A brave new world needs brave new electric warriors.
A new category for the 2021 CarBuzz Awards, Electrified Luxury was born to celebrate the massive number of new electric luxury cars that have come to market in the last 12 months. While it currently includes both hybrid and pure electric rivals, we predict it to be one of the strongest categories in years to come.
Since we're talking high-end cars, we expect these vehicles to be nothing short of spectacular. We're looking for a quiet, refined cabin with the latest technology topped with a layer of the highest quality materials. Most important of all, these cars need to work in the urban jungle, and they should be able to hustle along a canyon without drama.
The competitors in this new segment include the Volvo V60 Polestar Engineered, the Polestar 2, Karma GS-6, and Porsche Panamera E-hybrid. That's an impressive line-up of cars, and the three finalists aren't even included yet.
The three finalists in no particular order are:
If you want to be pedantic about it, the RS e-tron GT is a Porsche Taycan in a more elegant suit. Describing it as such is mighty unfair because it's so much more than that. In many ways, the Audi has the upper hand. Not when it comes to power, however. The Audi's twin-motor setup produces 590 hp and 612 lb-ft of torque, increasing to 637 hp for short bursts. The Taycan Turbo provides up to 670 hp and 626 lb-ft of torque. As a result, the Porsche sprints to 60 mph in three seconds flat, while the Audi takes 3.1 seconds. Trust us when we say you won't notice the difference.

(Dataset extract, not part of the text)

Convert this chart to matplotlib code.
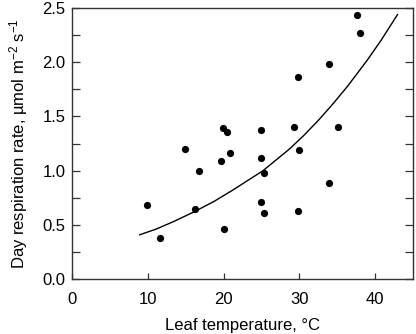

There are other departments where to two cars are significantly different. Porsche gave the Taycan a more sports car-like setup, while Audi went the grand touring route. While the front end isn't as razor-sharp, the Audi has broader appeal. It can be sporty, but it does refinement and harmony equally well. It's also absolutely stunning to look at. Possibly Audi's best looking car in years.
The i4 doesn't go out of its way to tell other road users that it's electric. It looks almost the same as a standard 4 Series Gran Coupe, right down to the contentious grille.
There are two models available, but the M50 is the one you want. It's not a full-fat M product, but it does have two electric motors producing 536 hp and 586 lb-ft of torque. BMW says it will sprint to 60 mph in 3.7 seconds, making it faster than a RWD M4 and a smidgen slower than the AWD M4. In both cases, you won't be able to tell the difference. And it does so while being cheaper than both gas-powered M4s. It's also uncomfortably close in performance to the $140k + RS e-tron GT mentioned above.
For us, the i4 changed our perception on electric performance, and if our first taste of an electric M car is anything to go by, the future ain't half bad.
The Rivian is a finalist in three categories. Its importance to the automotive industry is impossible to understate. It doesn't just change the way we think about pickup trucks, but also the way we think about off-roading, letting you get closer to nature rather than scaring it away when you're venturing into the middle of nowhere.
Put simply; the R1T is the first EV available in America's favorite body style. Rivian beat Tesla and Ford to it, which is a colossal achievement in itself.
The Rivian is equipped with four electric motors, producing 800 hp and 900 lb-ft of torque. It gets to 60 mph in less than four seconds, yet it will happily crawl along in the suburbs as you wave smugly at your Tesla-driving neighbors. It's practical as well, with a claimed 314-mile range and a towing capacity of 11,000 lbs. That's right up there with the current best-selling trucks in the USA.
It hits all the right notes for performance, luxury, practicality, and importantly, it isn't a piece of vaporware.